President Joe Biden’s administration announced that more than 1 million workers have had their pensions shielded from cuts through the American Rescue Plan—including more than 61,000 workers and retirees in the state of Michigan.
MICHIGAN—Federal legislation signed by President Joe Biden has effectively prevented cuts to pensions and retirement benefits for more than 1 million workers and retirees—including for more than 61,000 Michiganders, according to data released by the White House last month.
“Whether it is Social Security, Medicare, or pensions, workers who earn a dignified retirement through decades of hard work and sacrifice should never see their benefits cut due to broken promises or policies that favor the wealthy over working families,” Biden said in a statement.
Federal officials and US Sen. Bob Casey (D-Pennsylvania) announced the “major” first-term milestone of the Biden administration at a press conference last month, where they tallied up more than 1 million pensions that have been protected since the legislation was signed in 2021.
That includes the pensions of more than 61,000 Michiganders, in addition to thousands of other workers and retirees in Pennsylvania, Illinois, New York, Ohio, Missouri, and Wisconsin.
All told, the legislation has protected the retirement benefits of more than 500,000 Teamsters, over 100,000 food and commercial workers, and over 100,000 steelworkers and autoworkers.

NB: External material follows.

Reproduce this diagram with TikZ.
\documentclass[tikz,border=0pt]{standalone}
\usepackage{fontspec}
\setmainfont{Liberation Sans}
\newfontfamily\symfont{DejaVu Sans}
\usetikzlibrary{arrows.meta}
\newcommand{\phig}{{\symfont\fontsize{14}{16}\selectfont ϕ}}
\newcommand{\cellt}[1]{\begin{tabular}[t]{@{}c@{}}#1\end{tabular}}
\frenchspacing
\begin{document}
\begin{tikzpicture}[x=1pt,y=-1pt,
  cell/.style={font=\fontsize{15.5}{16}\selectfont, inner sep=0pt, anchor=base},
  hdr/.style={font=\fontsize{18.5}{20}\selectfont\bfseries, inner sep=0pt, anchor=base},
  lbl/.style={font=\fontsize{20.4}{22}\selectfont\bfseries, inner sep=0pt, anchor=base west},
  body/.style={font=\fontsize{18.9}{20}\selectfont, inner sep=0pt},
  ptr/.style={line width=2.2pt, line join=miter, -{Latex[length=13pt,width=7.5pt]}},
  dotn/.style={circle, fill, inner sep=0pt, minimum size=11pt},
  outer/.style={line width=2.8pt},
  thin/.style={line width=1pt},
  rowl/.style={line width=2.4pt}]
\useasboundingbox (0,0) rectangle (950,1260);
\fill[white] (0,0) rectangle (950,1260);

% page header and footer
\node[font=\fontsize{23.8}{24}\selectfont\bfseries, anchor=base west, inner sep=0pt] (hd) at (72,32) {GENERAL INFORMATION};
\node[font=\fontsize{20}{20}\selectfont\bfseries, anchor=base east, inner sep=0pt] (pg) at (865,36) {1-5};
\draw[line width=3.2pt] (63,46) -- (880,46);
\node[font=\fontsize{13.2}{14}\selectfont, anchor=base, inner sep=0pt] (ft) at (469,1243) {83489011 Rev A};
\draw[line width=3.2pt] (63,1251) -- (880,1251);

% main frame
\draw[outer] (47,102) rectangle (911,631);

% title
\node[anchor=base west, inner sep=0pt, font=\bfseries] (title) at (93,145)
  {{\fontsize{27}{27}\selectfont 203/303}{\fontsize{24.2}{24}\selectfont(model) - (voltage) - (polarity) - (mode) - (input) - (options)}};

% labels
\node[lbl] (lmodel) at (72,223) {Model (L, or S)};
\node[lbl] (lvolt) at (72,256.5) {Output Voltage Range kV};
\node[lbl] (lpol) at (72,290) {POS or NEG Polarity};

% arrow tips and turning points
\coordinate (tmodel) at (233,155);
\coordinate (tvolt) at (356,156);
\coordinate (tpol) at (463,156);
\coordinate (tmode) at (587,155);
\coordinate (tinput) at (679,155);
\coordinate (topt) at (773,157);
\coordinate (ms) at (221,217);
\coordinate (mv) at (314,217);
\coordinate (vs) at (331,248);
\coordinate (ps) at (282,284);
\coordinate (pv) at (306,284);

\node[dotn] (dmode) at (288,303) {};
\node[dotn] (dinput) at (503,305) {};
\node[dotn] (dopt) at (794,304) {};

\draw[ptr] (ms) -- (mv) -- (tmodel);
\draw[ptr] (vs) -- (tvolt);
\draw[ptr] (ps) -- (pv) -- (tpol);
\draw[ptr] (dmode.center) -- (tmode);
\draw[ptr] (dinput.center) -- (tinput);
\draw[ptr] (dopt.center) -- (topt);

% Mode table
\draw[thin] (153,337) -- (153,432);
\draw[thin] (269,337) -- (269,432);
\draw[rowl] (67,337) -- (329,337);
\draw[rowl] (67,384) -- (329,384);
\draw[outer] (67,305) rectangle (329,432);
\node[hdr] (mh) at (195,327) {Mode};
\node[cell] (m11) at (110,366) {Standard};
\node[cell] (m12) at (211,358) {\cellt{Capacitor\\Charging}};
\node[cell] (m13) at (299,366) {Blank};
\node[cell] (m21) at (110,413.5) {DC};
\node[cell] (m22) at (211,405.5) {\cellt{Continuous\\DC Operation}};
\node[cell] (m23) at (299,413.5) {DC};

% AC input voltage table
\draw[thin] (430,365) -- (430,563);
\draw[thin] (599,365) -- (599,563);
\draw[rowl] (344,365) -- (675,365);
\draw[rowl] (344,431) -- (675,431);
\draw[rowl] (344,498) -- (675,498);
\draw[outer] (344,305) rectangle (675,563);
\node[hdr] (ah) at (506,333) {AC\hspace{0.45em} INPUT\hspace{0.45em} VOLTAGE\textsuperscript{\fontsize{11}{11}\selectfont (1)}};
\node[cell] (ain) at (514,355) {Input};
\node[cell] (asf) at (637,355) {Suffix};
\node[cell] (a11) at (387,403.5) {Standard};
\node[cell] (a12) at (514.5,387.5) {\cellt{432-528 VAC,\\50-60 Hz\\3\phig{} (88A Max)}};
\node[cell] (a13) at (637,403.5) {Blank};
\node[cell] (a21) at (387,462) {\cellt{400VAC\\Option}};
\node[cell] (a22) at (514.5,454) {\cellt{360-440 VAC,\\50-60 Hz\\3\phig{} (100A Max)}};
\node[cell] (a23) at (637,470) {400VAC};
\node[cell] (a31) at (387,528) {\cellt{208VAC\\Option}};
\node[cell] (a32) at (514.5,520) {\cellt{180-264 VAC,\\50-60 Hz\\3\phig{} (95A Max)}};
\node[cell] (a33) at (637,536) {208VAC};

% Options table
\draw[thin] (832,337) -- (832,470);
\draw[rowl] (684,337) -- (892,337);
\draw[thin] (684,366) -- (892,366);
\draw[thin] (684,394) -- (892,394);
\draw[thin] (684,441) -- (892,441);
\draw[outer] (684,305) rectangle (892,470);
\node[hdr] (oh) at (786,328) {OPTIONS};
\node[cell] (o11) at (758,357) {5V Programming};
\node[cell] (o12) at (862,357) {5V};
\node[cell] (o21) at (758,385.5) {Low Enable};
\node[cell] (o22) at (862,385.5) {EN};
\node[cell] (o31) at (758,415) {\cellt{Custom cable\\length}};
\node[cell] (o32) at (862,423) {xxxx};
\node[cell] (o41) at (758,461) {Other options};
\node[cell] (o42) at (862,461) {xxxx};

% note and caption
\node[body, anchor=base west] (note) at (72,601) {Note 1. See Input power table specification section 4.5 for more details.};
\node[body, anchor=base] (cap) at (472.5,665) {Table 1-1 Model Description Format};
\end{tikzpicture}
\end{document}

“That’s what it means to build the economy from the middle out and the bottom up, and to protect the dignity of work,” Biden said in a statement announcing the recent milestone.
Here’s the Deal:
The American Rescue Plan included a measure known as the “Butch Lewis Act,” named in honor of the Ohio union leader and pension advocate, that included billions of dollars in funding to help beef up roughly 200 underfunded multiemployer pension plans across the country.

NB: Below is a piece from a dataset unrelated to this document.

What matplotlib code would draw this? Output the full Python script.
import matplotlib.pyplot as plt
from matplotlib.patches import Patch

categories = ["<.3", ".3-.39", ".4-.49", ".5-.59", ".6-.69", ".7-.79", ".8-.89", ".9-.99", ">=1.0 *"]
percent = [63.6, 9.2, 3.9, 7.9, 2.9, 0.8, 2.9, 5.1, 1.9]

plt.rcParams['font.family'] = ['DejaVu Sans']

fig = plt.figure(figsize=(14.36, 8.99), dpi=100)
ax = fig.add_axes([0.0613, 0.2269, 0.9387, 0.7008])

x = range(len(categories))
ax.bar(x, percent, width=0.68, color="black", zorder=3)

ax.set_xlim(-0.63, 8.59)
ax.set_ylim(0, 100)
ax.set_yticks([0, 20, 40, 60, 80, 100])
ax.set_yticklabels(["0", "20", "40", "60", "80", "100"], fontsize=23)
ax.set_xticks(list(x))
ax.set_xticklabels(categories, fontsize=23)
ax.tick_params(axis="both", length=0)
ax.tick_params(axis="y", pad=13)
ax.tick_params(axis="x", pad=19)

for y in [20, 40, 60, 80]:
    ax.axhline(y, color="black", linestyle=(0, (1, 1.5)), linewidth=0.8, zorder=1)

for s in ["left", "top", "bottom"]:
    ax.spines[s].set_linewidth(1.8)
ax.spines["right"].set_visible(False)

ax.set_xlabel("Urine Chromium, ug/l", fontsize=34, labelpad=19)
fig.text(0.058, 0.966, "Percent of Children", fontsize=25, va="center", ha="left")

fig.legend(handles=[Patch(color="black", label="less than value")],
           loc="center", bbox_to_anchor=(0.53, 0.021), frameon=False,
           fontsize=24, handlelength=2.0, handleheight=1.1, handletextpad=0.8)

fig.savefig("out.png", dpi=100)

According to federal officials, the federal funding included in the American Rescue Plan will ultimately ensure that roughly 2 million American workers’ and retirees’ pension plans are able to pay out their full benefits and remain solvent—at least over the next several decades.
What’s New?
The latest round of federal funding is set to help protect the pensions and retirement benefits for more than 103,000 members of the Bakery and Confectionery Union and Industry International Pension Fund—which covers manufacturing, production, maintenance, and sanitation workers in the baking and confectionary industries. Federal officials have billed those retirement funds as some of the largest and most financially distressed multiemployer pension plans in the US.
Without the help from the American Rescue Plan, those workers and retirees—who have already earned their benefits—would’ve faced 45% benefit reductions by the end of the decade, according to federal officials. Instead, their full benefits will now be paid through at least 2051.
It marks the second-largest award to date through the Butch Lewis Act, and officially brings the total number of pensions protected by the American Rescue Plan to over 1 million nationwide.
So What?
Federal data shows that the Biden administration has now delivered assistance to 83 pension plans, preventing an average benefit cut of 37% for more than 1 million retirees and workers—more than half of whom had already had their pensions and retirement benefits cut.
The American Rescue Plan also restored those reduced benefit levels for more than 120,000 retirees, who have since been able to recover thousands of dollars in lost benefits, officials said.
The Biden administration has touted the recent federal financial assistance as the “most significant” effort to protect the solvency of the multiemployer pension system in nearly 50 years.